The social cost of stabilisation has also become starkly visible. Official poverty estimates reveal that nearly 70 million Pakistanis now live below the monthly poverty line of Rs8,484, marking an 11-year high in poverty incidence. The rate has climbed to almost 29 percent, up from 22 percent in 2019. This deterioration is compounded by rising inequality, with the income distribution index reaching its highest level in nearly three decades. Inflation and economic slowdown have eroded real incomes, leaving households struggling to meet basic needs.
The labour market reflects similar strain. Unemployment has risen to 7.1 percent, pointing not only to cyclical weakness but also to structural rigidities in job creation. For millions of families, stabilisation has not translated into relief. Instead, the adjustment burden has fallen disproportionately on lower- and middle-income groups, raising questions about the sustainability of reform without a parallel strategy for growth, employment, and social protection.
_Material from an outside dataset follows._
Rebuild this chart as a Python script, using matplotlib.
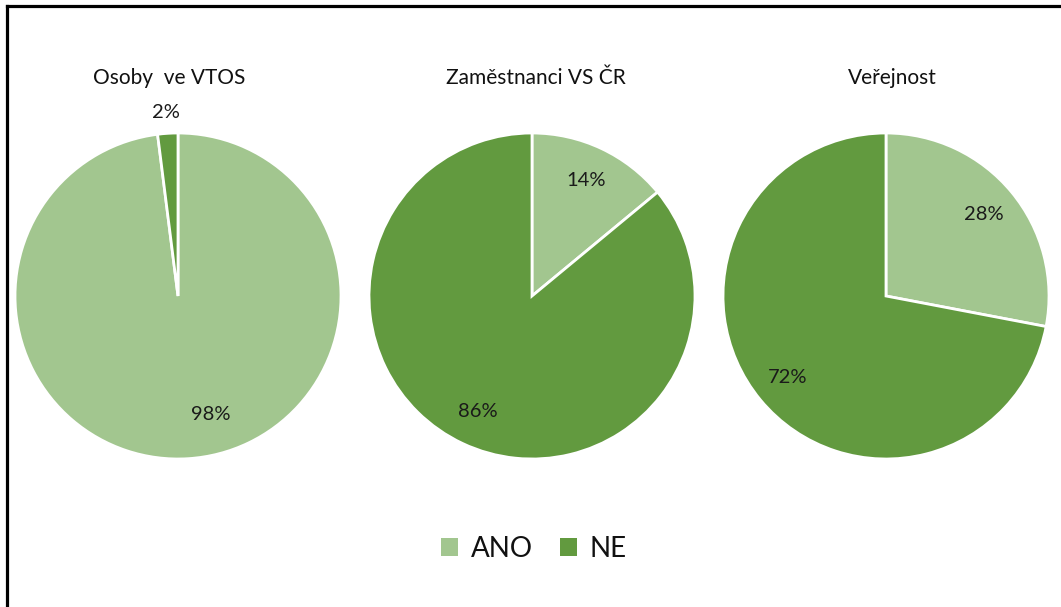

The government’s emphasis on stabilisation as a substitute for reform risks deepening this disconnect. Fiscal consolidation and external rebalancing may satisfy creditors and rating agencies, but they do little to address the lived reality of households. Without a comprehensive plan that couples macroeconomic discipline with inclusive growth, stabilisation will remain hollow.
Pakistan’s economic journey demands more than applause for short-term gains. It requires a commitment to structural reform, institutional credibility, and social protection. Stabilisation is a necessary step, but it is not the destination. The true measure of success lies in whether economic discipline can be transformed into sustainable prosperity for all citizens.